Over the past few months, Day Four Projects had a chance to work with Start Network: a global effort aiming to shift how much, and how fast, humanitarian assistance flows to those who need it. Over the last 12 years, Start Network has established itself as an important part of the humanitarian assistance landscape, providing a pathway for rapidly accessing funds and support in response to crises the world over. In parallel, the Network has, and is, providing a means for connecting people and organisations with a shared interest in supporting those facing emergencies in ways that are effective, efficient, and locally owned.
Within the broader partnerships landscape, networks have long been looked to as ways of bringing people together – as places of exchange among often diverse and dispersed stakeholders. What is exchanged can be many and varied: information, financial resources, equipment, expertise, relationships. Like other collaborative initiatives, this exchange leads to changes for those who directly receive the resources (i.e. network members), as well as the systems in which the network is embedded. The promise of networks as interventions to shift and change systems has attracted many to invest in network structures, which takes time, money, skill, and hard work.
Those involved in Start Network would likely agree with these sentiments, particularly over recent years as the Network has sought to transition to a more locally-led network model.
In this model, the Network is seeking to foster locally-led ‘Hubs’ of organisations with a real and important presence in specific geographic areas: beginning with a pilot program of Hubs in Guatemala, the Pacific, Democratic Republic of Congo, India and Pakistan.
The vision for these Hubs is of locally driven, self-organised, and context-sensitive networks of stakeholders, who are able to rapidly raise and distribute funds in response to local crises.
While this transition will have significant effects on those individuals and organisations who become Hub ‘members’, it likely also impacts upon the broader humanitarian assistance system. How might it influence how finances flow from high-income to low and middle-income countries? How might international non-governmental organisations (INGOs) who operate in multiple regions engage with a regional Hub model? How might established ways of working adapt and evolve to accommodate shifts in power and decision-making authority? These were some of the questions we explored in a series of conversations with stakeholders from across 20 INGOs.
Along the way, we identified practical steps for enabling Hubs to thrive – such as providing clear information on what Hubs are and how to engage with them; sharing lessons learned from existing Hubs on the challenges and solutions to locally-led approaches; and supporting members of Hubs be equipped with the skills, knowledge and capacities to build vibrant, effective and locally-led networks. The process also reinforced the need for change in the broader humanitarian assistance system, where a shared ambition for localisation is being pursued at different rates, in different ways, and with different markers of success.
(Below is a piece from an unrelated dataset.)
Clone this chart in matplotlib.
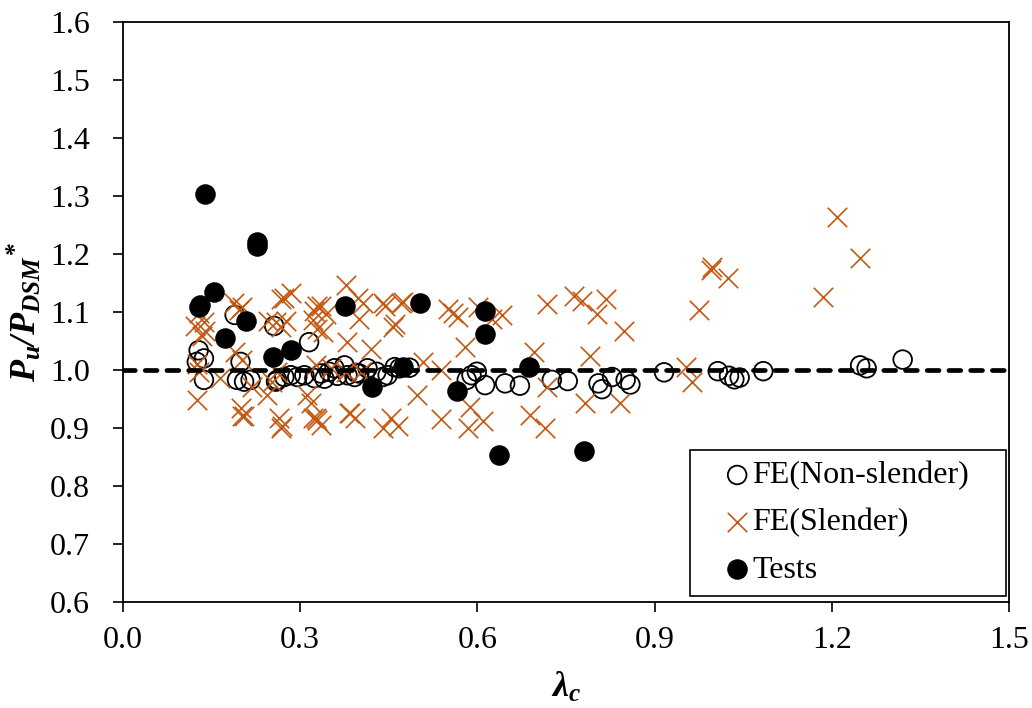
import matplotlib
matplotlib.use("Agg")
import matplotlib.pyplot as plt

# ---- data ----
ns_x = [0.128, 0.137, 0.125, 0.137, 0.189, 0.199, 0.193, 0.205, 0.216, 0.256,
        0.259, 0.261, 0.273, 0.284, 0.295, 0.315, 0.324, 0.307, 0.335, 0.349,
        0.358, 0.375, 0.380, 0.392, 0.400, 0.414, 0.429, 0.440, 0.460, 0.468,
        0.485, 0.448, 0.341, 0.363, 0.395, 0.582, 0.590, 0.599, 0.613, 0.647,
        0.672, 0.726, 0.753, 0.805, 0.811, 0.828, 0.851, 0.859, 0.916, 1.007,
        1.026, 1.035, 1.044, 1.084, 1.248, 1.259, 1.320]
ns_y = [1.034, 1.020, 1.014, 0.983, 1.095, 1.014, 0.983, 0.980, 0.983, 1.076,
        0.980, 0.983, 0.988, 0.991, 0.988, 1.048, 0.986, 0.991, 0.994, 0.997,
        1.003, 1.008, 0.991, 0.988, 0.994, 1.003, 0.997, 0.988, 1.005, 1.003,
        1.004, 0.991, 0.985, 0.990, 0.995, 0.983, 0.991, 0.997, 0.974, 0.977,
        0.973, 0.983, 0.981, 0.977, 0.967, 0.988, 0.983, 0.975, 0.996, 0.998,
        0.990, 0.984, 0.987, 0.998, 1.008, 1.003, 1.018]

sl_x = [0.128, 0.137, 0.139, 0.188, 0.202, 0.190, 0.125, 0.128, 0.125, 0.165,
        0.202, 0.199, 0.202, 0.219, 0.244, 0.264, 0.267, 0.284, 0.267, 0.259,
        0.267, 0.276, 0.253, 0.261, 0.318, 0.321, 0.329, 0.246, 0.272, 0.196,
        0.122, 0.133, 0.321, 0.204, 0.269, 0.328, 0.384,
        0.378, 0.335, 0.324, 0.344, 0.329, 0.338, 0.397, 0.406, 0.400, 0.457,
        0.460, 0.440, 0.471, 0.380, 0.420, 0.327, 0.352, 0.378, 0.403, 0.508,
        0.539, 0.312, 0.497, 0.327, 0.335, 0.383, 0.392, 0.454, 0.440, 0.465,
        0.539, 0.584, 0.610,
        0.443, 0.474, 0.550, 0.559, 0.567, 0.579, 0.587, 0.601, 0.641, 0.624,
        0.718, 0.763, 0.777, 0.818, 0.803, 0.848, 0.695, 0.790, 0.718, 0.783,
        0.842, 0.689, 0.714,
        0.953, 0.964, 0.976, 0.995, 0.998, 1.024, 1.185, 1.209, 1.247]
sl_y = [1.099, 1.082, 1.068, 1.116, 1.108, 1.031, 1.011, 0.997, 0.949, 0.986,
        1.017, 0.934, 0.920, 0.971, 0.957, 0.917, 0.900, 1.133, 1.122, 1.082,
        1.074, 1.085, 0.980, 0.997, 0.943, 0.917, 1.111, 1.085, 1.124, 1.104,
        1.076, 1.059, 1.086, 0.920, 0.903, 0.913, 0.926,
        1.147, 1.111, 1.102, 1.096, 1.071, 1.065, 1.125, 1.116, 1.088, 1.074,
        1.080, 1.116, 1.116, 1.048, 1.037, 1.009, 1.003, 0.997, 0.997, 1.014,
        1.000, 0.957, 0.957, 0.917, 0.906, 0.926, 0.917, 0.917, 0.900, 0.903,
        0.915, 0.900, 0.912,
        1.111, 1.117, 1.105, 1.099, 1.091, 1.040, 0.937, 1.108, 1.094, 1.088,
        1.113, 1.128, 1.119, 1.122, 1.096, 1.068, 1.031, 1.025, 0.971, 0.943,
        0.943, 0.923, 0.900,
        1.006, 0.980, 1.103, 1.173, 1.178, 1.159, 1.126, 1.264, 1.193]

t_x = [0.138, 0.226, 0.226, 0.154, 0.128, 0.130, 0.209, 0.173, 0.254, 0.284,
       0.375, 0.502, 0.613, 0.613, 0.474, 0.422, 0.565, 0.636, 0.688, 0.780]
t_y = [1.304, 1.220, 1.213, 1.134, 1.108, 1.112, 1.084, 1.056, 1.022, 1.034,
       1.110, 1.115, 1.102, 1.062, 1.005, 0.971, 0.964, 0.853, 1.006, 0.860]

x_ticks = [0.0, 0.3, 0.6, 0.9, 1.2, 1.5]
y_ticks = [0.6, 0.7, 0.8, 0.9, 1.0, 1.1, 1.2, 1.3, 1.4, 1.5, 1.6]

# ---- style ----
plt.rcParams['font.family'] = ['Liberation Serif', 'DejaVu Serif']
plt.rcParams['mathtext.fontset'] = 'custom'
plt.rcParams['mathtext.rm'] = 'Liberation Serif:bold:italic'
plt.rcParams['mathtext.it'] = 'Liberation Serif:bold:italic'
plt.rcParams['mathtext.bf'] = 'Liberation Serif:bold:italic'

orange = '#C65911'

fig = plt.figure(figsize=(10.32, 7.08), dpi=100)
ax = fig.add_axes([0.1192, 0.1497, 0.8585, 0.8192])

ax.scatter(ns_x, ns_y, s=180, facecolors='none', edgecolors='black',
           linewidths=1.3, zorder=2, label='FE(Non-slender)')
ax.scatter(sl_x, sl_y, s=195, marker='x', color=orange,
           linewidths=1.2, zorder=3, label='FE(Slender)')
ax.plot([0.0, 1.5], [1.0, 1.0], color='black', lw=3.4,
        dashes=(2.5, 2.1), dash_capstyle='round', zorder=3.5)
ax.scatter(t_x, t_y, s=190, color='black', zorder=4, label='Tests')

ax.set_xlim(0.0, 1.5)
ax.set_ylim(0.6, 1.6)
ax.set_xticks(x_ticks)
ax.set_xticklabels([f'{v:.1f}' for v in x_ticks])
ax.set_yticks(y_ticks)
ax.set_yticklabels([f'{v:.1f}' for v in y_ticks])
ax.tick_params(direction='out', length=7, width=1.2, labelsize=23)
ax.tick_params(axis='y', pad=17)
ax.tick_params(axis='x', pad=10)
for sp in ax.spines.values():
    sp.set_linewidth(1.3)
    sp.set_color('black')

ax.set_xlabel(r'$\lambda_c$', fontsize=26, labelpad=12)
ax.set_ylabel(r'$P_u/P_{DSM}{}^{*}$', fontsize=26, labelpad=4)

leg = ax.legend(loc='lower left', bbox_to_anchor=(0.640, 0.0103, 0.3566, 0.26),
                mode='expand', fontsize=23, frameon=True, fancybox=False,
                edgecolor='black', framealpha=1, borderpad=0.35,
                handlelength=2.25, handletextpad=-0.65, labelspacing=0.56,
                borderaxespad=0)
leg.get_frame().set_linewidth(1.2)

fig.savefig('out.png', dpi=100)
The Start Network’s locally-led Hub approach is an important move in reshaping the humanitarian action environment, and is providing an important opportunity for many stakeholders to consider their work and approaches in new dimensions. At Day Four Projects, we are delighted to support bold and ambitious collaborations with useful insights to help inform considerations of structure, process, and outcome. We will continue to watch and encourage the Network and look to the future of locally-led networks with interest and optimism.